日本経団連タイムス No.2970 (2009年10月15日)

ホアン・ベトナム商工相との懇談会を開催

−御手洗会長、日越EPA発効祝し、さらなる関係発展を期待



ホアン商工相との懇談会であいさつする御手洗会長

日本経団連は1日、東京・大手町の経団連会館で、日越EPA第1回合同委員会に出席するため来日したベトナム社会主義共和国のヴー・フイ・ホアン商工大臣を迎えて、昼食懇談会を開催した。懇談会では、御手洗冨士夫会長をはじめとする日本経団連の首脳が出席し、日越EPAへの期待や、EPA発効を踏まえた日越経済関係の展望などについて意見交換を行い、EPA発効が両国経済関係を一層発展させるとの認識で一致した。

EPA発効は日越経済関係の発展に貢献

御手洗会長は、冒頭の歓迎あいさつで、EPA発効を歓迎するとともに、日越経済関係はこれまでも日越投資協定や「日越共同イニシアティブ」によって順調に拡大してきたが、EPAの発効による一層の発展を期待すると述べた。

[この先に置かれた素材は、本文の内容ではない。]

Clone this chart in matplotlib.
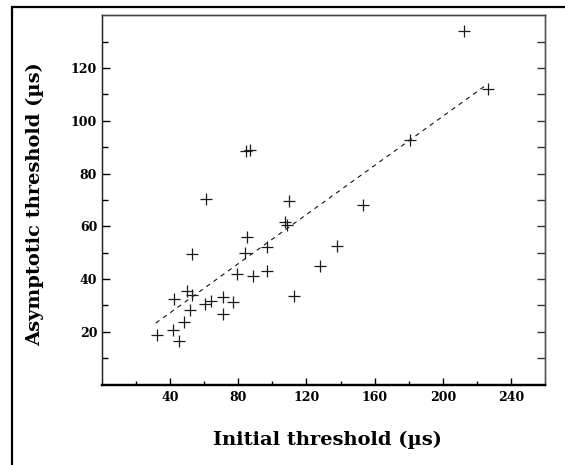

日越EPAには、特に関税の引き下げや撤廃、知的財産権保護の強化、サービス貿易の自由化などが盛り込まれており、これらの分野における進展に期待を表明した。

一方、ホアン大臣は、日本はベトナムにとって第2位の貿易相手国であり、投資(累積実行額ベース)、ODAの供与額は最大であるなど、EPA締結のための条件が揃っていたと指摘した。こうした中でEPAが発効したことで、貿易・投資をはじめとする両国の協力関係の一層の発展は間違いないと述べた。他方、日越EPA発効後、進展が期待される分野として、(1)看護士・介護福祉士の受け入れ(2)裾野産業の育成――を挙げた。特に、裾野産業の育成は商工省が関心を有する分野であり、日越間の官民対話の枠組みである日越共同イニシアティブの中でも積極的に取り上げていきたいと述べた。

日越共同イニシアティブの役割を評価

続く懇談において、御手洗会長は、EPA発効後も日本の技術協力や投資が拡大し、ベトナムを含む東アジア諸国のインフラ整備や環境・資源問題の解決に貢献するためには、各国による投資環境の整備が重要であると指摘した。

また、加藤進日本ベトナム経済委員長から、日越共同イニシアティブについて、今秋に第3フェーズの中間評価を予定しているとの報告があった。あわせて、行動計画策定後に判明した投資・ビジネス環境に関する諸課題の改善について、ホアン大臣の理解を求めた。また、ベトナム政府がまちづくりに係る中長期的なマスタープランを策定し、企業の技術を活用して実現にこぎつけられれば喜ばしいとの意見があった。

ホアン大臣は、日本側の意見に謝意を示すとともに、これまでの日越共同イニシアティブの役割を高く評価した。